Child's Sense of Absence and Time Grows More Nuanced
Asks for clarity regarding Mommy's upcoming trip, wonders when Daddy will return from playdate with Futura's daddy
Laurea flew off this morning to her first actual in-person event in over two years, and Kina was ambivalent. She’s come to expect us here, most of the time, ever since she was three years old, and since her brain has skipped ahead faster than our work travel has, she’s just now coming to a much sharper understanding of what it means to be away from us. She can feel the difference between a night out (as I had with Futura’s dad recently) and a week away, and she’s keen to know which she’s signed up for when one of us steps out of the door.
Something about this phase of cognitive development seems to have triggered in Kina some fear of uncertainty—in our absence, and in the timing of our return.

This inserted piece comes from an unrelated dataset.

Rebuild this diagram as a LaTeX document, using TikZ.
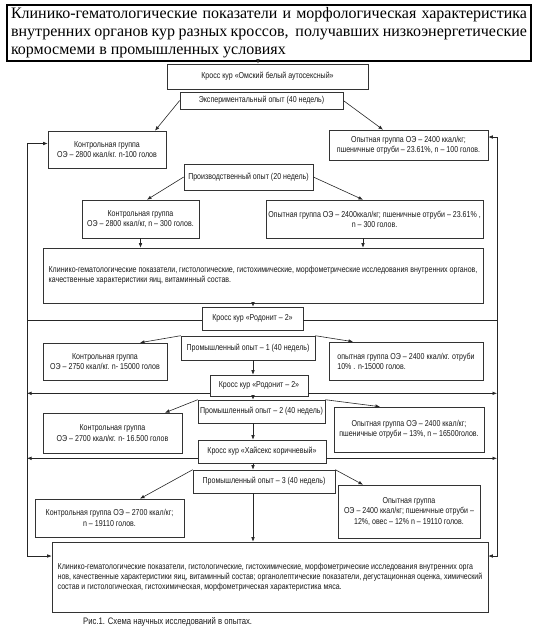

Today’s second headline is actually a good illustration of this. We told her this morning that her friends are going to start having birthday parties that she can attend without us, and while she seemed copacetic with the broader notion, the whole framing of these parties as “drop-off parties” and not “drop-off-and-pick-up later parties” made her wonder why we’d leave our most precious daughter at some godforsaken trampoline emporium for an indeterminate period of time.
We promised her that we’d come back, when the party was over.
Laurea promised that she’d return from Texas, too, when her work was over.
And that I would return from my play date with Futura’s dad, when we were done having dinner.
She seems generally satisfied being apart from us once she knows when we’ll be together again—which is pretty similar to how we feel about her. It’s a good reminder that absences are uncertain and the time we spend together is special. I feel fortunate to be able to tell Kina, with relative confidence, that I’ll see her again so soon; these days, not every parent has that privilege.
After we pulled away from the terminal this morning, Kina was quiet. I asked her if she wanted to listen to her playlist of killer eighties jams, which seemed to cheer her up. I drove her to our favorite soup dumpling place in Flushing, which helped even more, and we made jokes together while we ate. It was time we had together, fully present for the moment, impervious to absence and unbothered by the gap.
Kina walked up to me this morning and said “I am going to paint a Very Powerful Flower.” That is today’s Parade.